In the material below, the lines containing the word "this" are required; copy each of them.

[Charts and diagrams as code]
────────────────────────────────────────

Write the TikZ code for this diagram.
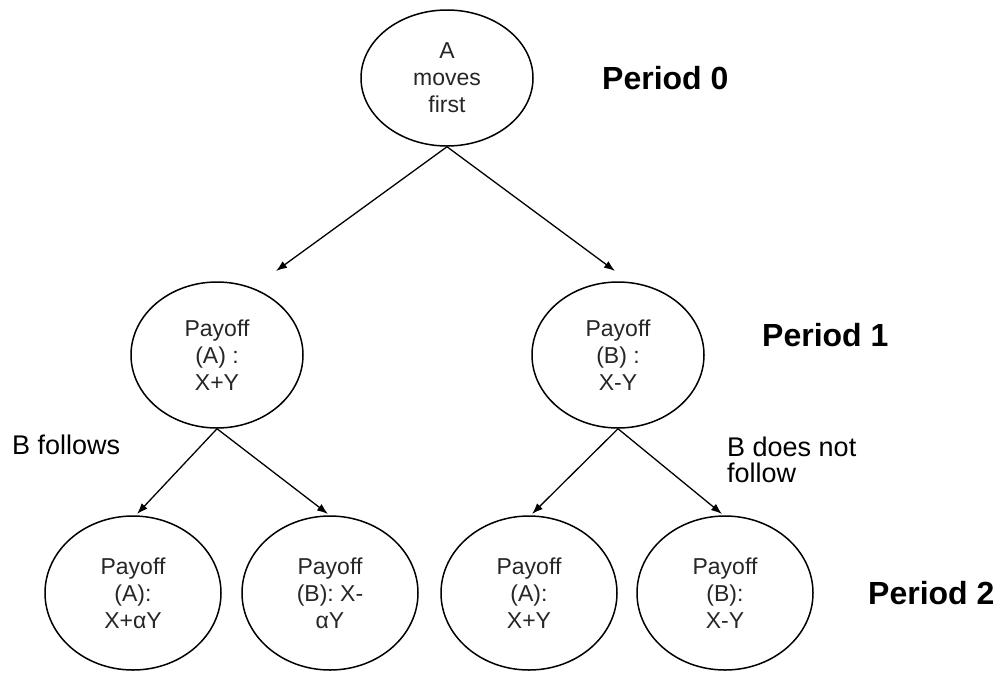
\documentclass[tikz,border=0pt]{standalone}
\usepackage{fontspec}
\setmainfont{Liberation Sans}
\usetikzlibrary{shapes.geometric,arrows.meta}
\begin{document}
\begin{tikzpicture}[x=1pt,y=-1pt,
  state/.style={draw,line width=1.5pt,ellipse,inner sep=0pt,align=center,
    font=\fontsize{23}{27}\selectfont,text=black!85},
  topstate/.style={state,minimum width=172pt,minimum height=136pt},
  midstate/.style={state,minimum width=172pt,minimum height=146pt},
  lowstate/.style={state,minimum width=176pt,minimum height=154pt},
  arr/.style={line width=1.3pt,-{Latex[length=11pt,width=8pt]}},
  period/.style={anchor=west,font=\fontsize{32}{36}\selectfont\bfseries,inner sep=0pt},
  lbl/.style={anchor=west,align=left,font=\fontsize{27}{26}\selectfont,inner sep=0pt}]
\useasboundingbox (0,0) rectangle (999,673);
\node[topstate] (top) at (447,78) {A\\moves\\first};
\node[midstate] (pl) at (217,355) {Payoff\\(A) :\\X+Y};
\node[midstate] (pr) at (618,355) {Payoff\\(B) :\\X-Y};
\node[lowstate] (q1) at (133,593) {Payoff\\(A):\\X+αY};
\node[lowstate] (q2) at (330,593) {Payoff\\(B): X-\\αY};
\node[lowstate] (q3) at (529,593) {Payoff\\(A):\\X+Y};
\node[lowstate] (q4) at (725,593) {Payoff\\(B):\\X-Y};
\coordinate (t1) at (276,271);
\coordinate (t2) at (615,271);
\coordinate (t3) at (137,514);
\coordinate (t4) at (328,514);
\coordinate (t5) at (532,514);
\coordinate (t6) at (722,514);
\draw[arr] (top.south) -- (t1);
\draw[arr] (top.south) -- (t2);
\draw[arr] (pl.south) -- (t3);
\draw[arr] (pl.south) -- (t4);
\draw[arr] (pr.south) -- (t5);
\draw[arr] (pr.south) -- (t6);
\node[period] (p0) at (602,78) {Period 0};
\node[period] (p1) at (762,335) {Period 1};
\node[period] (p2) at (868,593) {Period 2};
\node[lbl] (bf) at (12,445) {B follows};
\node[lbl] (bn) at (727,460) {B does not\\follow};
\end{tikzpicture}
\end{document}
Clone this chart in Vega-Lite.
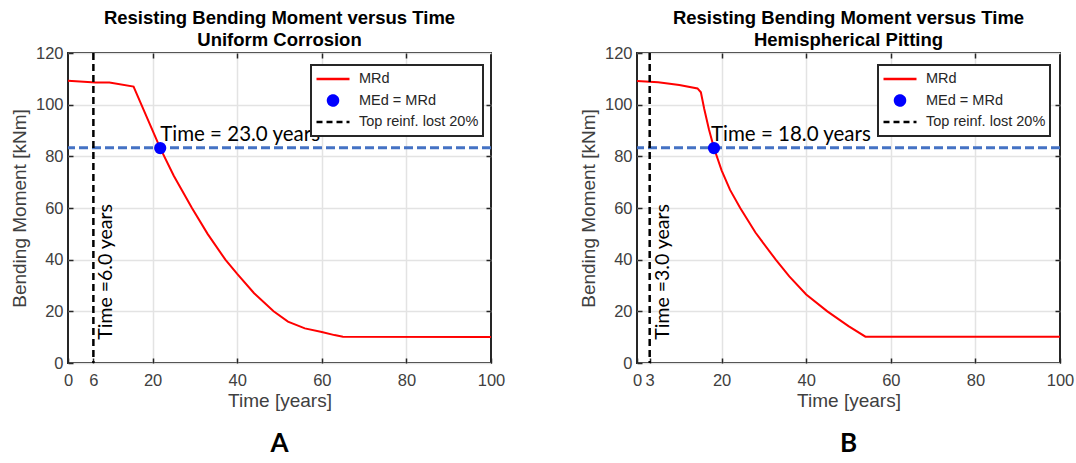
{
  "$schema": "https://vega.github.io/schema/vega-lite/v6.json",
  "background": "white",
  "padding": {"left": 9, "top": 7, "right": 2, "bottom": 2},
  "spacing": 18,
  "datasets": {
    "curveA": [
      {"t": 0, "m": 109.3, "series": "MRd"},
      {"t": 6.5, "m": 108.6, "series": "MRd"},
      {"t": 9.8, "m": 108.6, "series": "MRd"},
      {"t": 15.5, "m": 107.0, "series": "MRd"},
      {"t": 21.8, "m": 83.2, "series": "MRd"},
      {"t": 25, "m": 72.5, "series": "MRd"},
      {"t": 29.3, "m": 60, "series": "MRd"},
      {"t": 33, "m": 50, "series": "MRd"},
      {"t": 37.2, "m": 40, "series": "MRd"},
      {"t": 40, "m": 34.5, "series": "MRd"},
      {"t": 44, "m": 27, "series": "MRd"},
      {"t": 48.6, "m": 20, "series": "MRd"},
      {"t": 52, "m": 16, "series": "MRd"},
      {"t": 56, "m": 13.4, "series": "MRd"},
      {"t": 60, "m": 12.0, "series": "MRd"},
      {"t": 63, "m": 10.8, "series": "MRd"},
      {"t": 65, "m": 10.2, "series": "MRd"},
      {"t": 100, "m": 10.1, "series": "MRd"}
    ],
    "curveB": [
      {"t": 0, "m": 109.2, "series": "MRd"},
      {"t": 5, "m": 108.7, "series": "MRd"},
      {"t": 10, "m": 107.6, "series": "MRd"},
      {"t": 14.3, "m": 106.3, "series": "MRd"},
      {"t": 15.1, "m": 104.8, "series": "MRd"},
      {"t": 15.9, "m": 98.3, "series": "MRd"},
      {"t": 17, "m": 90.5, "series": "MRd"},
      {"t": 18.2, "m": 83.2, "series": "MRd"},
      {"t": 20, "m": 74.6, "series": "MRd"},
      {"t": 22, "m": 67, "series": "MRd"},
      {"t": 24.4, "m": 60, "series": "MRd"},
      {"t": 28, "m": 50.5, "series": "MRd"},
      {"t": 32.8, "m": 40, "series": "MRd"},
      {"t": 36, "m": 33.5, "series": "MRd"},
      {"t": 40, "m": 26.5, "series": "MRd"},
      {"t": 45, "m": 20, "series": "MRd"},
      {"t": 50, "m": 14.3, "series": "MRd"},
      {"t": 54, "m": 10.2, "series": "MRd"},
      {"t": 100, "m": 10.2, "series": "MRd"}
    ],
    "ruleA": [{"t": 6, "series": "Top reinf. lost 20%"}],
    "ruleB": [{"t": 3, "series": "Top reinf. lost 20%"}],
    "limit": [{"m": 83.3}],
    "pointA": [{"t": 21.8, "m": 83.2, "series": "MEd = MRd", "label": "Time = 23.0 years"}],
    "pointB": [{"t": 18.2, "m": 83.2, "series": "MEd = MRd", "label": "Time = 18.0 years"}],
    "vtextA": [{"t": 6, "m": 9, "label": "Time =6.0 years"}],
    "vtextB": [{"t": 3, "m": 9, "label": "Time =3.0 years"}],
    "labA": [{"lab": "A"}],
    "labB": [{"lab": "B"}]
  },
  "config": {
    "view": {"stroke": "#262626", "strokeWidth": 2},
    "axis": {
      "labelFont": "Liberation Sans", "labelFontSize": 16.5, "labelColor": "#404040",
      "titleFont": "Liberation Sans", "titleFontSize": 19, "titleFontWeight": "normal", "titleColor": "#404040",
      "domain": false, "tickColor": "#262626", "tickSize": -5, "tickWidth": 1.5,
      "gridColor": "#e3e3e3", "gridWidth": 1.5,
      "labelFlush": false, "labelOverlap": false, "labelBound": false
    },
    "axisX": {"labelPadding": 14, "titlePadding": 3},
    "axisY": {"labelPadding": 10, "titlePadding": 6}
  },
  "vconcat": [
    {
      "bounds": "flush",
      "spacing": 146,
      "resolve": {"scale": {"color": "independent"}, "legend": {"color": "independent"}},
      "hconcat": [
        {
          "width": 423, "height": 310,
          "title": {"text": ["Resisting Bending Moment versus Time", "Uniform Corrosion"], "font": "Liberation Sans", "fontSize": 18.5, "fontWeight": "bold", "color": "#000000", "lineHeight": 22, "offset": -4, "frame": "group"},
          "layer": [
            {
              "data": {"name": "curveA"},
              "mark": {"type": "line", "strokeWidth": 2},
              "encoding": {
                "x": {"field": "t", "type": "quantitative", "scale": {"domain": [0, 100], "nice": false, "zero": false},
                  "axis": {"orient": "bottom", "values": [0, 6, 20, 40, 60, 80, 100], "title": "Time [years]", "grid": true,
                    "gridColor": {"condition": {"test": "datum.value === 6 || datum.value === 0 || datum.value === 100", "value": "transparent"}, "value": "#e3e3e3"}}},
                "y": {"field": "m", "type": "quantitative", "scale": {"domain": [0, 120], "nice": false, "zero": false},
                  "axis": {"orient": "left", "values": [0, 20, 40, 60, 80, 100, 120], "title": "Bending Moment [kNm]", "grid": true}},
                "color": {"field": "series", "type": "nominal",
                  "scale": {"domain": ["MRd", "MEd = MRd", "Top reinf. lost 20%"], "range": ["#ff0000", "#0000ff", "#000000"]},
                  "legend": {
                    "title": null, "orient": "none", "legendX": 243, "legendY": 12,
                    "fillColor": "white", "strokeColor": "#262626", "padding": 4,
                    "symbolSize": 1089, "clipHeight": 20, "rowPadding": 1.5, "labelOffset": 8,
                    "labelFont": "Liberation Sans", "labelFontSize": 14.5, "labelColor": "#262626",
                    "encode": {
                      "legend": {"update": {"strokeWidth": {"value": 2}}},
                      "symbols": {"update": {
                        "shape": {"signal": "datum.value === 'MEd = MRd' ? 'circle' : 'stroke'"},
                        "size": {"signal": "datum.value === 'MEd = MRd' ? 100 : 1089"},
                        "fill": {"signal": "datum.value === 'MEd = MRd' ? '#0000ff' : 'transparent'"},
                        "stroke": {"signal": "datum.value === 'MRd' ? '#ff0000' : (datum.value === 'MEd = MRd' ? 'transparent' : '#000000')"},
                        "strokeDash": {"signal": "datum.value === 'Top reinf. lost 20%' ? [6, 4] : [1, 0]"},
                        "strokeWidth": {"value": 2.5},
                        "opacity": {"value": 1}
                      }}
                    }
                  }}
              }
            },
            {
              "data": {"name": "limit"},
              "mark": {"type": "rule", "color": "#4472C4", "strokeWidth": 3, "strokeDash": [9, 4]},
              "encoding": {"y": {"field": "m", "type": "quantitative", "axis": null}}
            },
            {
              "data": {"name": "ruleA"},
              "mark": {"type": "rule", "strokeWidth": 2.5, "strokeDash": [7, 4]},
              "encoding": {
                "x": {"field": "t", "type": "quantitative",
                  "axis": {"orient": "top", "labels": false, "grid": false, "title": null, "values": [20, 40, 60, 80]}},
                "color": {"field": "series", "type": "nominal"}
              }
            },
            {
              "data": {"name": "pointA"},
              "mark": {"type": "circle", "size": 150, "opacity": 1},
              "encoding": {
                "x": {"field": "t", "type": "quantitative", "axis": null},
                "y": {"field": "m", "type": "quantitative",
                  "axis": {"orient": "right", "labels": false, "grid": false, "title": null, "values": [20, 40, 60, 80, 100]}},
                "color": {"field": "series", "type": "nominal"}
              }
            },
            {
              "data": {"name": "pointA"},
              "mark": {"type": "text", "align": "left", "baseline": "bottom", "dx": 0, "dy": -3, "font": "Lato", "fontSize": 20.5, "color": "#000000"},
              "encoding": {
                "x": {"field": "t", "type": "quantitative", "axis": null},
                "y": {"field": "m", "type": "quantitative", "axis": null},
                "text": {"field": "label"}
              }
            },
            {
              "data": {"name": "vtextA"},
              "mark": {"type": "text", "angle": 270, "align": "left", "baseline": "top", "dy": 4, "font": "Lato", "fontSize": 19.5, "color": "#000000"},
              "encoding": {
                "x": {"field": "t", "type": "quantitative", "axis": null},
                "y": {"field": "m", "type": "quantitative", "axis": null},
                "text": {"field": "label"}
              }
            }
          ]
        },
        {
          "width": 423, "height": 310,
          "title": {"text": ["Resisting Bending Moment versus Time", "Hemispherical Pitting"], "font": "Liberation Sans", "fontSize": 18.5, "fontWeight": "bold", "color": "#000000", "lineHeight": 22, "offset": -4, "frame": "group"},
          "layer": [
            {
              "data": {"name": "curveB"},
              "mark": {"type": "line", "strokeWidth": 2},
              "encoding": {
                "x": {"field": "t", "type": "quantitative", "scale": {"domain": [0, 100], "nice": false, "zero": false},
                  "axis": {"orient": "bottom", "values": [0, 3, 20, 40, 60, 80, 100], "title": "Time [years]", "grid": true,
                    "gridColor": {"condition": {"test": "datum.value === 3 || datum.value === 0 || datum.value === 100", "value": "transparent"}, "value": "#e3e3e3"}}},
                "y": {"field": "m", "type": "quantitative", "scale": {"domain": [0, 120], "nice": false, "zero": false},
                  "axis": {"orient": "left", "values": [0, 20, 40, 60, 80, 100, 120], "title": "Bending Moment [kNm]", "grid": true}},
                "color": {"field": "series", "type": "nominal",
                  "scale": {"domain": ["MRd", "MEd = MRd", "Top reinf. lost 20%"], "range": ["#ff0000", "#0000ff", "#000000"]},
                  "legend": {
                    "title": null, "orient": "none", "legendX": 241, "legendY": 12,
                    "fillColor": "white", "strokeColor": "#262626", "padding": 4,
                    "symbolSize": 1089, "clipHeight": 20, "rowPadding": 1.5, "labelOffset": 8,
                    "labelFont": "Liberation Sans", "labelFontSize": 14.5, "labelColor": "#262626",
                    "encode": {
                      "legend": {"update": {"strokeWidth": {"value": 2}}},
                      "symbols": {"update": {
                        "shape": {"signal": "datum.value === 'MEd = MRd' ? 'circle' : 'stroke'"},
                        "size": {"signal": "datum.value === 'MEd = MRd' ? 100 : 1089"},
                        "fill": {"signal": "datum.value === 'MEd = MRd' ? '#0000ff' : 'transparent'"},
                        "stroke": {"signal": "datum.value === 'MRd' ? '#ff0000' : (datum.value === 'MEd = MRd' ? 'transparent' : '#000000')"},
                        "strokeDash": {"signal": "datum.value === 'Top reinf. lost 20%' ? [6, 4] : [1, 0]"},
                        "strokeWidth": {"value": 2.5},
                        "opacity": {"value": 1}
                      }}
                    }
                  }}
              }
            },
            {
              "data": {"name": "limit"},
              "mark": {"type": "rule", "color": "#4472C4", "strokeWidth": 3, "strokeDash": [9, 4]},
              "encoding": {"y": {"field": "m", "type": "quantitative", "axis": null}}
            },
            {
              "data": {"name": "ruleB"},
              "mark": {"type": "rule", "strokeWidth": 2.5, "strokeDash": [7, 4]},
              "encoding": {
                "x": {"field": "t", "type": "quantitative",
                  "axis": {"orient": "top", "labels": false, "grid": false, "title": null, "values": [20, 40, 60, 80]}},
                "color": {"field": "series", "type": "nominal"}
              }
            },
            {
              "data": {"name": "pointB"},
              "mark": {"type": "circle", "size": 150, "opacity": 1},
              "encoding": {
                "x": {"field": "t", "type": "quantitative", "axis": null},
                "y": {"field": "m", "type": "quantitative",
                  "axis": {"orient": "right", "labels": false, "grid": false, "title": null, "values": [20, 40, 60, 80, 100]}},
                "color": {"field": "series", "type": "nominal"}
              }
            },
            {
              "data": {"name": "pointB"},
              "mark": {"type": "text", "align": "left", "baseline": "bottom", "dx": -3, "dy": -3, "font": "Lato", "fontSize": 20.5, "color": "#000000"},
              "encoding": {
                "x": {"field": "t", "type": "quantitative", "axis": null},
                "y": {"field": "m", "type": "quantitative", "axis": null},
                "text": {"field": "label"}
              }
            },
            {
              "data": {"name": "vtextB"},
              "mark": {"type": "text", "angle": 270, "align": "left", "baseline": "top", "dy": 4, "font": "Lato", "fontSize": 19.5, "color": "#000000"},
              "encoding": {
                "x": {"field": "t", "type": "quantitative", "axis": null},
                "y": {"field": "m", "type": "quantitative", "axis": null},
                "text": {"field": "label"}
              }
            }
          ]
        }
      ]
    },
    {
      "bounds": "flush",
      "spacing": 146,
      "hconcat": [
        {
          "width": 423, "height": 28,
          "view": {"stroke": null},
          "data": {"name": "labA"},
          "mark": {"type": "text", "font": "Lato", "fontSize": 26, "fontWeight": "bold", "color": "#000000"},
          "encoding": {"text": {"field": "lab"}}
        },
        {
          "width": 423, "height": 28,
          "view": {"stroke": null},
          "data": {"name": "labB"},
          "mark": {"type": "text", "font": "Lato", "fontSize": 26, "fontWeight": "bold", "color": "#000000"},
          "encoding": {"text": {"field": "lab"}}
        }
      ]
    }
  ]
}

────────────────────────────────────────

_SOLVED EXERCISE_:
Write the TikZ code for this diagram.
Clone this chart in Vega-Lite.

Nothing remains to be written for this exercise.